Network World published a short interview with Mike Neil, General Manager for Virtualization Strategies at Microsoft.
The interview is interesting mainly because of two statements.
Server virtualization is still a developing market and technology. Since, to a great degree, the utilization of virtualization has been in relatively confined areas, typically in large enterprises or infrastructure products like [VMware’s] ESX Server, Microsoft will be able to have a much broader approach and make virtualization available to a wider swath of the industry.
And second (talking about VMware VMotion feature):
From a competitive standpoint, it is a sexy feature and sounds really exciting. But, of the Microsoft customers using VMware or other virtualization technology, few are actually utilizing that type of functionality. It is a relatively sophisticated piece of technology to set up. The capabilities we do have and are shipping — our ability to cluster virtual machines and the ability to migrate quickly — will meet most customers’ needs.
So Microsoft basically believes virtualization is still at its beginning. virtualization.info Virtualization Industry Challenges report is demonstrating this is very true.

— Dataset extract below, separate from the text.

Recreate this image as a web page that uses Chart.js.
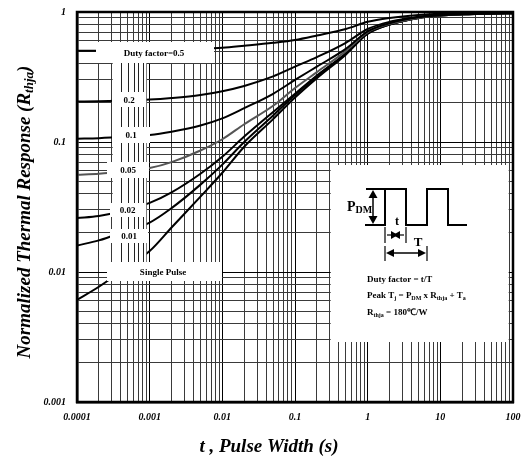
<!DOCTYPE html>
<html>
<head>
<meta charset="utf-8">
<script src="https://cdn.jsdelivr.net/npm/chart.js@4/dist/chart.umd.min.js"></script>
<style>
html,body{margin:0;padding:0;background:#fff;}
#wrap{width:522px;height:466px;position:relative;}
</style>
</head>
<body>
<div id="wrap"><canvas id="c" width="522" height="466"></canvas></div>
<script>
// ---- data ----
const pulseWidths = [1e-4, 2e-4, 5e-4, 1e-3, 2e-3, 5e-3, 1e-2, 2e-2, 5e-2, 0.1, 0.2, 0.5, 1, 2, 5, 10, 20, 50, 100];
const duty05  = [0.503,0.504,0.505,0.507,0.51,0.519,0.53,0.55,0.58,0.61,0.66,0.74,0.84,0.9,0.95,0.97,0.975,0.98,0.985];
const duty02  = [0.205,0.206,0.209,0.212,0.218,0.23,0.246,0.27,0.32,0.38,0.45,0.58,0.74,0.84,0.92,0.95,0.965,0.975,0.98];
const duty01  = [0.106,0.107,0.11,0.113,0.12,0.134,0.152,0.182,0.235,0.3,0.38,0.52,0.71,0.82,0.91,0.945,0.96,0.975,0.98];
const duty005 = [0.056,0.057,0.06,0.063,0.07,0.086,0.105,0.137,0.19,0.26,0.345,0.5,0.7,0.81,0.9,0.94,0.96,0.975,0.98];
const duty002 = [0.026,0.027,0.03,0.034,0.041,0.057,0.077,0.11,0.17,0.235,0.325,0.48,0.69,0.8,0.9,0.94,0.96,0.975,0.98];
const duty001 = [0.016,0.0175,0.021,0.024,0.031,0.047,0.067,0.1,0.16,0.23,0.32,0.48,0.68,0.8,0.9,0.94,0.96,0.975,0.98];
const singlePulse = [0.0061,0.0077,0.011,0.0145,0.022,0.038,0.058,0.092,0.15,0.22,0.31,0.47,0.68,0.8,0.9,0.94,0.96,0.975,0.98];

const xTickValues = [1e-4, 1e-3, 1e-2, 0.1, 1, 10, 100];
const xTickLabels = ['0.0001','0.001','0.01','0.1','1','10','100'];
const yTickValues = [1e-3, 1e-2, 0.1, 1];
const yTickLabels = ['0.001','0.01','0.1','1'];

const seriesLabels = ['Duty factor=0.5','0.2','0.1','0.05','0.02','0.01','Single Pulse'];
const seriesData = [duty05, duty02, duty01, duty005, duty002, duty001, singlePulse];
const seriesColors = ['#000','#000','#000','#555','#000','#000','#000'];

const xTitle = 't , Pulse Width (s)';
const yTitleMain = 'Normalized Thermal Response (R';
const yTitleSub = 'thja';

// ---- helpers ----
function allLogTicks(minExp, maxExp){
  const t=[];
  for(let e=minExp;e<maxExp;e++){ for(let m=1;m<10;m++){ t.push({value: m*Math.pow(10,e)}); } }
  t.push({value: Math.pow(10,maxExp)});
  return t;
}
function isMajor(v){ const l=Math.log10(v); return Math.abs(l-Math.round(l))<1e-6; }
function labelFor(vals, labs, v){
  const i = vals.findIndex(d=>Math.abs(d-v)/d<1e-6);
  return i>=0 ? labs[i] : '';
}
const SERIF = '"Liberation Serif","Times New Roman",serif';

function richText(ctx, x, y, runs, size, align){
  const subSize = Math.round(size*0.68);
  let w=0;
  runs.forEach(r=>{ ctx.font='bold '+(r[1]?subSize:size)+'px '+SERIF; w+=ctx.measureText(r[0]).width; });
  let cx = align==='center' ? x-w/2 : x;
  ctx.textBaseline='middle'; ctx.textAlign='left';
  runs.forEach(r=>{
    ctx.font='bold '+(r[1]?subSize:size)+'px '+SERIF;
    ctx.fillText(r[0], cx, y + (r[1]? size*0.28:0));
    cx += ctx.measureText(r[0]).width;
  });
}
function arrowHead(ctx, x, y, dx, dy, len, half){
  const px=-dy, py=dx;
  ctx.beginPath();
  ctx.moveTo(x,y);
  ctx.lineTo(x-dx*len+px*half, y-dy*len+py*half);
  ctx.lineTo(x-dx*len-px*half, y-dy*len-py*half);
  ctx.closePath(); ctx.fill();
}

const overlay = {
  id:'overlay',
  afterDatasetsDraw(chart){
    const ctx=chart.ctx, xs=chart.scales.x, ys=chart.scales.y, a=chart.chartArea;
    ctx.save();
    const cL = xs.getPixelForValue(3e-4), cR = xs.getPixelForValue(9e-4);
    ctx.fillStyle='#fff';
    ctx.fillRect(cL+1, 63, cR-cL-1, 262-63);
    ctx.strokeStyle='#222'; ctx.lineWidth=1;
    for(let m=4;m<=8;m++){
      const px=Math.round(xs.getPixelForValue(m*1e-4))+0.5;
      ctx.beginPath(); ctx.moveTo(px,63); ctx.lineTo(px,262); ctx.stroke();
    }
    const boxes = [
      [seriesLabels[0], 96, 42, 214, 63],
      [seriesLabels[1], 112, 92, 146, 107],
      [seriesLabels[2], 112, 127, 150, 143],
      [seriesLabels[3], 107, 162, 149, 178],
      [seriesLabels[4], 110, 203, 145, 217],
      [seriesLabels[5], 110, 229, 148, 243],
      [seriesLabels[6], 107, 262, 222, 281]
    ];
    boxes.forEach(b=>{
      ctx.fillStyle='#fff'; ctx.fillRect(b[1], b[2], b[3]-b[1], b[4]-b[2]);
      ctx.fillStyle='#000'; ctx.font='bold 9px '+SERIF; ctx.textAlign='center'; ctx.textBaseline='middle';
      let cx=(b[1]+b[3])/2;
      if(b[0]===seriesLabels[0]) cx=154;
      if(b[0]===seriesLabels[6]) cx=163;
      ctx.fillText(b[0], cx, (b[2]+b[4])/2+1);
    });
    const iL = xs.getPixelForValue(0.3)+1, iR = xs.getPixelForValue(90)-1;
    ctx.fillStyle='#fff'; ctx.fillRect(iL, 165, iR-iL, 342-165);
    ctx.strokeStyle='#000'; ctx.fillStyle='#000'; ctx.lineWidth=2;
    ctx.beginPath();
    ctx.moveTo(365,225); ctx.lineTo(385,225); ctx.lineTo(385,189); ctx.lineTo(406,189); ctx.lineTo(406,225);
    ctx.lineTo(427,225); ctx.lineTo(427,189); ctx.lineTo(448,189); ctx.lineTo(448,225); ctx.lineTo(467,225);
    ctx.stroke();
    ctx.beginPath(); ctx.moveTo(366,189); ctx.lineTo(385,189); ctx.stroke();
    ctx.lineWidth=1.5;
    ctx.beginPath(); ctx.moveTo(373,195); ctx.lineTo(373,219); ctx.stroke();
    arrowHead(ctx,373,190,0,-1,8,4.5); arrowHead(ctx,373,224,0,1,8,4.5);
    ctx.lineWidth=1.2;
    ctx.beginPath(); ctx.moveTo(385,227); ctx.lineTo(385,243); ctx.moveTo(406,227); ctx.lineTo(406,243); ctx.stroke();
    ctx.beginPath(); ctx.moveTo(387,235); ctx.lineTo(404,235); ctx.stroke();
    arrowHead(ctx,398,235,1,0,7,4); arrowHead(ctx,393,235,-1,0,7,4);
    ctx.beginPath(); ctx.moveTo(385,246); ctx.lineTo(385,261); ctx.moveTo(427,246); ctx.lineTo(427,261); ctx.stroke();
    ctx.lineWidth=1.5;
    ctx.beginPath(); ctx.moveTo(388,253); ctx.lineTo(424,253); ctx.stroke();
    arrowHead(ctx,386,253,-1,0,8,4); arrowHead(ctx,426,253,1,0,8,4);
    ctx.fillStyle='#000';
    richText(ctx, 347, 207, [['P',0],['DM',1]], 14, 'left');
    ctx.font='bold 12px '+SERIF; ctx.textAlign='center'; ctx.textBaseline='middle';
    ctx.fillText('t', 397, 222);
    ctx.font='bold 13px '+SERIF; ctx.fillText('T', 418, 243);
    richText(ctx, 367, 280, [['Duty factor = t/T',0]], 9, 'left');
    richText(ctx, 367, 296, [['Peak T',0],['j',1],[' = P',0],['DM',1],[' x R',0],['thja',1],[' + T',0],['a',1]], 9, 'left');
    richText(ctx, 367, 313, [['R',0],['thja',1],[' = 180℃/W',0]], 9, 'left');
    ctx.strokeStyle='#000'; ctx.lineWidth=2.5;
    ctx.strokeRect(a.left, a.top, a.right-a.left, a.bottom-a.top);
    ctx.restore();
  },
  afterDraw(chart){
    const ctx=chart.ctx;
    ctx.save();
    ctx.fillStyle='#000';
    ctx.font='bold italic 19px '+SERIF; ctx.textAlign='center'; ctx.textBaseline='middle';
    ctx.fillText(xTitle, 269, 447);
    ctx.translate(25, 212); ctx.rotate(-Math.PI/2);
    const fMain='bold italic 19px '+SERIF, fSub='bold italic 13px '+SERIF;
    ctx.font=fMain; const w1=ctx.measureText(yTitleMain).width; const w3=ctx.measureText(')').width;
    ctx.font=fSub; const w2=ctx.measureText(yTitleSub).width;
    let x=-(w1+w2+w3)/2;
    ctx.textAlign='left';
    ctx.font=fMain; ctx.fillText(yTitleMain, x, 0); x+=w1;
    ctx.font=fSub; ctx.fillText(yTitleSub, x, 5); x+=w2;
    ctx.font=fMain; ctx.fillText(')', x, 0);
    ctx.restore();
  }
};

const datasets = seriesLabels.map((lab,i)=>({
  label: lab,
  data: pulseWidths.map((x,j)=>({x:x, y:seriesData[i][j]})),
  borderColor: seriesColors[i],
  borderWidth: 2,
  pointRadius: 0,
  fill: false,
  cubicInterpolationMode: 'monotone'
}));

new Chart(document.getElementById('c'), {
  type: 'line',
  data: { datasets },
  options: {
    responsive: false,
    animation: false,
    layout: { padding: { left: 0, right: 9, top: 12, bottom: 0 } },
    plugins: { legend: { display: false }, tooltip: { enabled: false }, title: { display: false } },
    scales: {
      x: {
        type: 'logarithmic', min: 1e-4, max: 100,
        afterBuildTicks: s => { s.ticks = allLogTicks(-4, 2); },
        afterFit: s => { s.height = 64; s.paddingLeft = 0; s.paddingRight = 0; },
        grid: { color: c => isMajor(c.tick.value) ? '#000' : '#3a3a3a', lineWidth: 1, drawTicks: false },
        border: { display: true, color: '#000', width: 2.5 },
        ticks: {
          autoSkip: false, maxRotation: 0, padding: 9, color: '#000',
          font: { family: SERIF, size: 10, weight: 'bold', style: 'italic' },
          callback: v => labelFor(xTickValues, xTickLabels, v)
        }
      },
      y: {
        type: 'logarithmic', min: 1e-3, max: 1,
        afterBuildTicks: s => { s.ticks = allLogTicks(-3, 0); },
        afterFit: s => { s.width = 77; s.paddingTop = 0; s.paddingBottom = 0; },
        grid: { color: c => isMajor(c.tick.value) ? '#000' : '#3a3a3a', lineWidth: 1, drawTicks: false },
        border: { display: true, color: '#000', width: 2.5 },
        ticks: {
          autoSkip: false, padding: 11, color: '#000',
          font: { family: SERIF, size: 10, weight: 'bold', style: 'italic' },
          callback: v => labelFor(yTickValues, yTickLabels, v)
        }
      }
    }
  },
  plugins: [overlay]
});
</script>
</body>
</html>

But Microsoft is also downplaying value of virtual machines live migration, which instead is where virtualization is expressing its highest value at the moment.
When using virtualization in production environment there’s no customer, enterprise or SMB-grade, that would ever refuse such capability if it comes affordable and reliable. The fact that VMware VMotion in particular is currently demanding expensive and complex pre-requisites is another story.